On vient de voir la formation, la grandeur, la chute soudaine de l’empire serbe ; on l’a vu frappé au cœur en pleine vie, en plein essor, au moment où il allait toucher le but. Quel contraste entre ces années d’activité glorieuse et la période qui va suivre ! Un voyageur du xvie siècle rapporte que les Serbes des environs de Belgrade lui apparurent comme de misérables captifs portant toujours la tête basse. De nos jours même, il y a vingt-cinq ans, M. Blanqui écrivait ces mots : « J’avais fait connaissance en Afrique avec la barbarie musulmane, et je la reconnus à ses œuvres dans Belgrade. Je retrouvais dans le faubourg de cette ville habitée par les Turcs la même hideuse physionomie que j’avais déjà observée à Koleah, à Blidah et à Constantine. Les costumes de l’Orient ne m’apparaissaient plus que comme la livrée de la misère et du fanatisme[1]. Si cela est vrai de tous les sujets de la Porte, même après un Selim, un Mahmoud, après ces souverains qui voulurent être, non pas les sultans des Turcs, mais les empereurs d’Orient, qu’était-ce donc pour les Serbes vaincus au lendemain de la conquête ?

On ne saurait imaginer un tableau plus navrant que celui-là. Certes les orthodoxes ne soupçonnaient point ce qui les attendait quand ils préféraient les Turcs aux Latins. L’église catholique du moyen âge, dit M. Ranke, même aux époques de ténèbres et de barbarie, n’opprimait les dissidens que pour les convertir à ses dogmes ; l’islamisme est fondé sur la distinction des croyans et des infidèles, les uns qui doivent régner, les autres qui doivent servir.

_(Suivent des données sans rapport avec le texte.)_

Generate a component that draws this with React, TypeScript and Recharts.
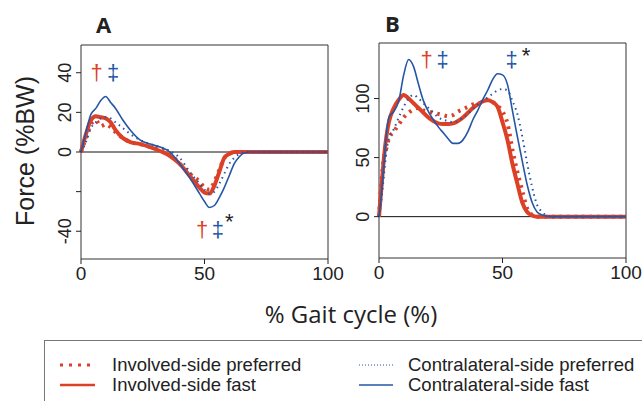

L’islamisme ne cherche pas à convertir, même par le sabre ; il croit posséder la vérité, cela lui suffit. Bien plus, s’il n’y avait pas d’infidèles, comment vivrait-il ? C’est le Coran qui a dit : « Celui que Dieu abandonne à l’erreur, tu essaierais en vain de l’éclairer. » C’est aussi le Coran qui assure aux soldats de Mahomet la jouissance de la terre. Un peuple croyant et dominateur, un peuple infidèle et condamné à nourrir son maître, tel est l’idéal de l’état d’après la foi de l’islam. L’église chrétienne, avec ses trésors de vie, a enfanté les grandes nations de l’Occident ; l’islamisme ne pouvait que détruire celles d’Orient.

La tolérance des Turcs reposait donc sur l’intérêt politique autant que sur le mépris de l’infidèle. C’est ainsi que les Serbes, aux premiers temps de la servitude, conservèrent leur organisation ecclésiastique, leur patriarche et leurs évêques. Des événemens dont

  1. Voyage en Bulgarie pendant l’année 1841, par M. Blanqui, membre de l’Institut de France ; Paris, 1843, p. 66.